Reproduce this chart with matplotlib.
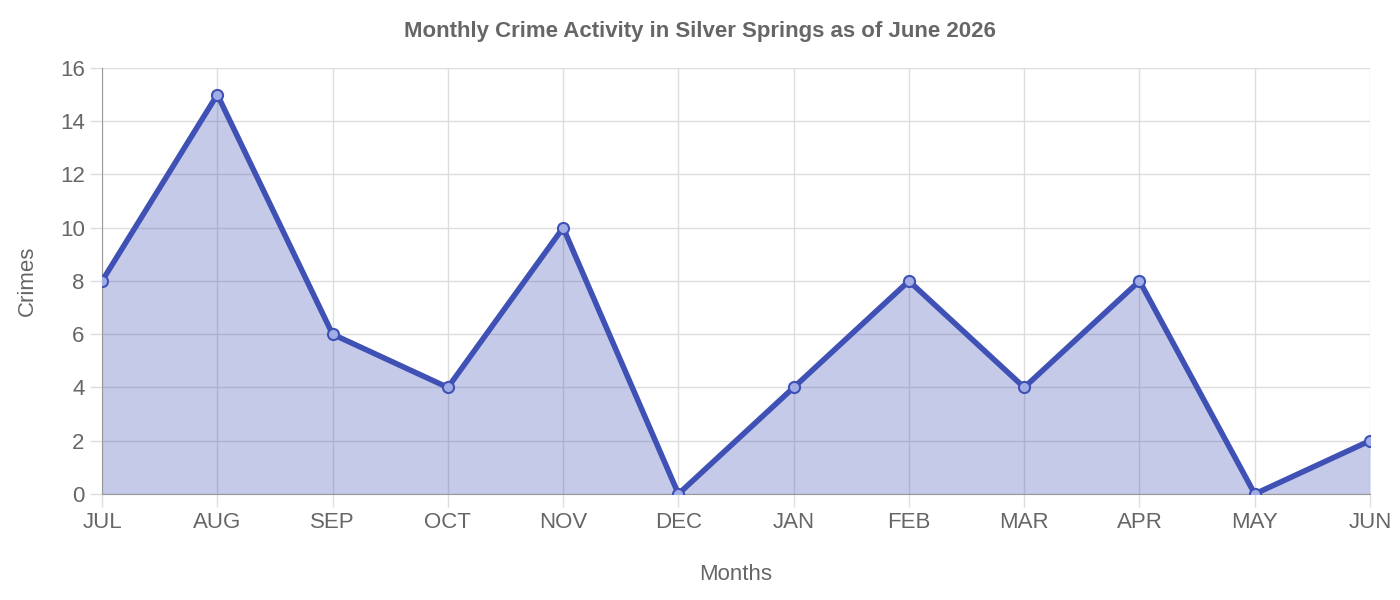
import matplotlib
matplotlib.use("Agg")
import matplotlib.pyplot as plt

months = ["JUL","AUG","SEP","OCT","NOV","DEC","JAN","FEB","MAR","APR","MAY","JUN"]
crimes = [8, 15, 6, 4, 10, 0, 4, 8, 4, 8, 0, 2]

plt.rcParams['font.family'] = ['Liberation Sans', 'DejaVu Sans']
fig = plt.figure(figsize=(14, 6), dpi=100)
ax = fig.add_axes([0.0729, 0.1767, 0.9057, 0.71])
x = list(range(len(months)))
col = "#3F51B5"
ax.fill_between(x, crimes, 0, color=col, alpha=0.3, linewidth=0)
ax.plot(x, crimes, color=col, linewidth=4, marker='o', markersize=8,
        markerfacecolor=(0.63, 0.68, 0.9), markeredgecolor=col, markeredgewidth=1.5, zorder=3)
ax.set_xlim(0, 11)
ax.set_ylim(0, 16)
ax.set_yticks(range(0, 17, 2))
ax.set_xticks(x)
ax.set_xticklabels(months)
ax.grid(True, color="#dddddd", linewidth=1)
ax.set_axisbelow(True)
for s in ["top", "right"]:
    ax.spines[s].set_visible(False)
ax.spines["left"].set_color("#999999")
ax.spines["bottom"].set_color("#999999")
ax.tick_params(axis='both', colors="#dddddd", labelcolor="#666666", labelsize=16, length=9, width=1)
ax.tick_params(axis='x', pad=4)
ax.set_xlabel("Months", fontsize=16, color="#666666", labelpad=22)
ax.set_ylabel("Crimes", fontsize=16, color="#666666", labelpad=16)
fig.suptitle("Monthly Crime Activity in Silver Springs as of June 2026", x=0.5, y=0.965,
             fontsize=16, fontweight='bold', color="#666666")
fig.savefig("out.png", dpi=100)
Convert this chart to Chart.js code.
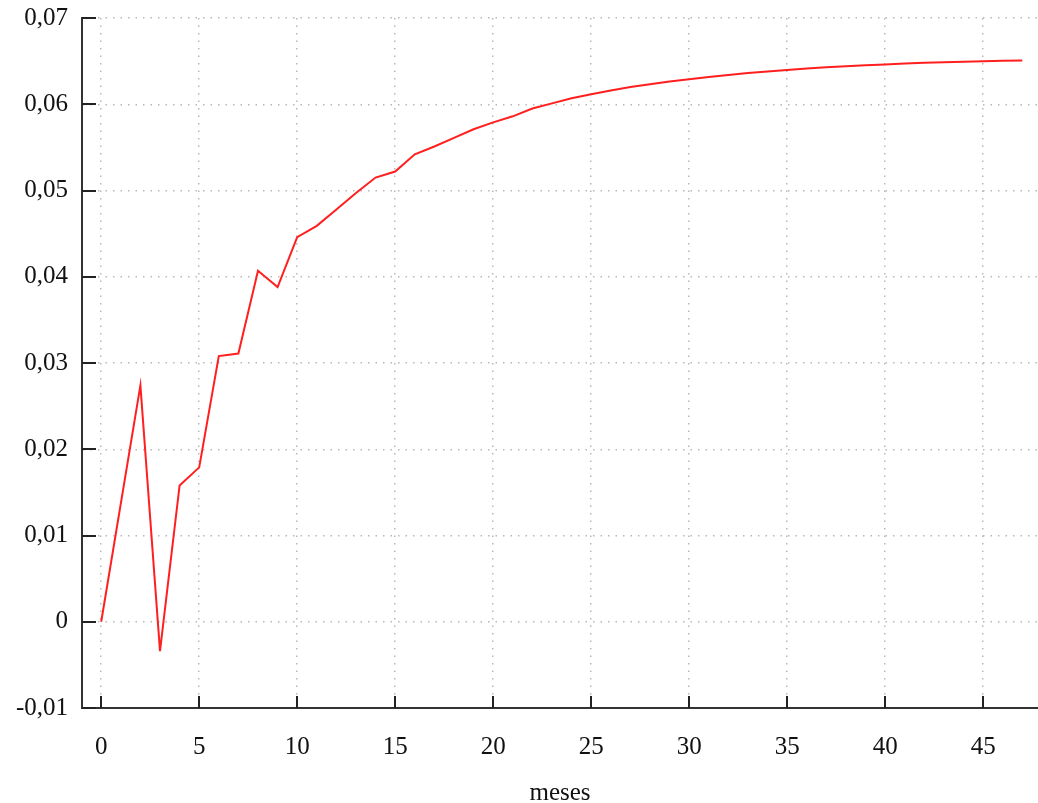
<!DOCTYPE html>
<html>
<head>
<meta charset="utf-8">
<script src="https://cdn.jsdelivr.net/npm/chart.js@4/dist/chart.umd.min.js"></script>
<style>
  html, body { margin: 0; padding: 0; background: #fff; }
  #wrap { width: 1038px; height: 803px; }
</style>
</head>
<body>
<div id="wrap"><canvas id="c" width="1038" height="803"></canvas></div>
<script>
// Months since start
const months = [
  0, 1, 2, 3, 4, 5, 6, 7, 8, 9,
  10, 11, 12, 13, 14, 15, 16, 17, 18, 19,
  20, 21, 22, 23, 24, 25, 26, 27, 28, 29,
  30, 31, 32, 33, 34, 35, 36, 37, 38, 39,
  40, 41, 42, 43, 44, 45, 46, 47
];

// Cumulative response per month
const response = [
  0.0000, 0.0137, 0.0274, -0.0034, 0.0158, 0.0179, 0.0308, 0.0311, 0.0407, 0.0388,
  0.0446, 0.0459, 0.0478, 0.0497, 0.0515, 0.0522, 0.0542, 0.0551, 0.0561, 0.0571,
  0.0579, 0.0586, 0.0595, 0.0601, 0.0607, 0.06116, 0.0616, 0.0620, 0.06232, 0.06263,
  0.06290, 0.06317, 0.06340, 0.06361, 0.06380, 0.06398, 0.06414, 0.06428, 0.06441, 0.06452,
  0.06462, 0.06472, 0.06481, 0.06488, 0.06494, 0.06499, 0.06504, 0.06508
];

// Axis tick values
const xTicks = [0, 5, 10, 15, 20, 25, 30, 35, 40, 45];
const yTicks = [-0.01, 0, 0.01, 0.02, 0.03, 0.04, 0.05, 0.06, 0.07];

const points = months.map((m, i) => ({ x: m, y: response[i] }));

const serif = "'Liberation Serif', 'DejaVu Serif', serif";
const axisColor = '#333';
const gridColor = '#b8b8b8';

function fmtY(v) {
  const r = Math.round(v * 100) / 100;
  if (r === 0) return '0';
  return r.toFixed(2).replace('.', ',');
}

// Short tick marks pointing into the plot area
const innerTicks = {
  id: 'innerTicks',
  afterDatasetsDraw(chart) {
    const { ctx, chartArea, scales } = chart;
    ctx.save();
    ctx.strokeStyle = '#222';
    ctx.lineWidth = 2;
    ctx.beginPath();
    xTicks.forEach(v => {
      const px = Math.round(scales.x.getPixelForValue(v));
      ctx.moveTo(px, chartArea.bottom);
      ctx.lineTo(px, chartArea.bottom - 12);
    });
    yTicks.forEach(v => {
      const py = Math.round(scales.y.getPixelForValue(v));
      ctx.moveTo(chartArea.left, py);
      ctx.lineTo(chartArea.left + 14, py);
    });
    ctx.stroke();
    ctx.restore();
  }
};

new Chart(document.getElementById('c'), {
  type: 'line',
  data: {
    datasets: [{
      data: points,
      borderColor: '#ff1f1f',
      borderWidth: 2,
      pointRadius: 0,
      tension: 0,
      fill: false
    }]
  },
  options: {
    responsive: false,
    devicePixelRatio: 1,
    animation: false,
    layout: { padding: { top: 18, right: 0, bottom: 0, left: 0 } },
    plugins: { legend: { display: false }, tooltip: { enabled: false } },
    scales: {
      x: {
        type: 'linear',
        min: -0.98,
        max: 47.8,
        afterBuildTicks(scale) { scale.ticks = xTicks.map(v => ({ value: v })); },
        afterFit(scale) {
          scale.height = 95;
          scale.paddingLeft = 0;
          scale.paddingRight = 0;
        },
        ticks: {
          font: { family: serif, size: 25 },
          color: '#111',
          padding: 24,
          maxRotation: 0
        },
        grid: {
          color: gridColor,
          lineWidth: 1.5,
          drawTicks: false
        },
        border: { color: axisColor, width: 2, dash: [1.5, 6] },
        title: {
          display: true,
          text: 'meses',
          font: { family: serif, size: 25 },
          color: '#111',
          padding: { top: 16, bottom: -5 }
        }
      },
      y: {
        type: 'linear',
        min: -0.01,
        max: 0.07,
        afterBuildTicks(scale) { scale.ticks = yTicks.map(v => ({ value: v })); },
        afterFit(scale) {
          scale.width = 82;
          scale.paddingTop = 0;
          scale.paddingBottom = 0;
        },
        ticks: {
          font: { family: serif, size: 25 },
          color: '#111',
          padding: 14,
          callback: v => fmtY(v)
        },
        grid: {
          color: gridColor,
          lineWidth: 1.5,
          drawTicks: false
        },
        border: { color: axisColor, width: 2, dash: [1.5, 6] }
      }
    }
  },
  plugins: [innerTicks]
});
</script>
</body>
</html>
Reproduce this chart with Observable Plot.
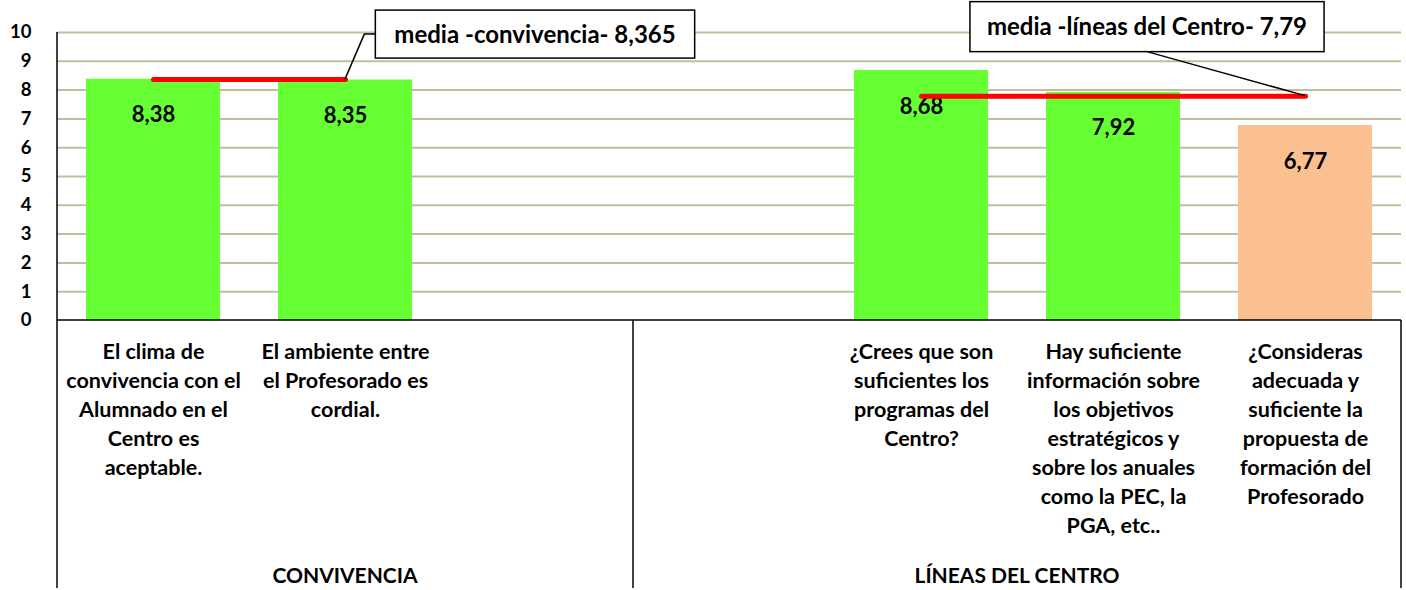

◇ ◇ ◇ ◇ ◇ ◇ ◇

Objective »
Begin at the top of the records above and retype each line exactly until the line containing "8, 4, 8, 0, 2]", which is included. Skip all pictures.

Output for this exercise »
Reproduce this chart with matplotlib.
import matplotlib
matplotlib.use("Agg")
import matplotlib.pyplot as plt

months = ["JUL","AUG","SEP","OCT","NOV","DEC","JAN","FEB","MAR","APR","MAY","JUN"]
crimes = [8, 15, 6, 4, 10, 0, 4, 8, 4, 8, 0, 2]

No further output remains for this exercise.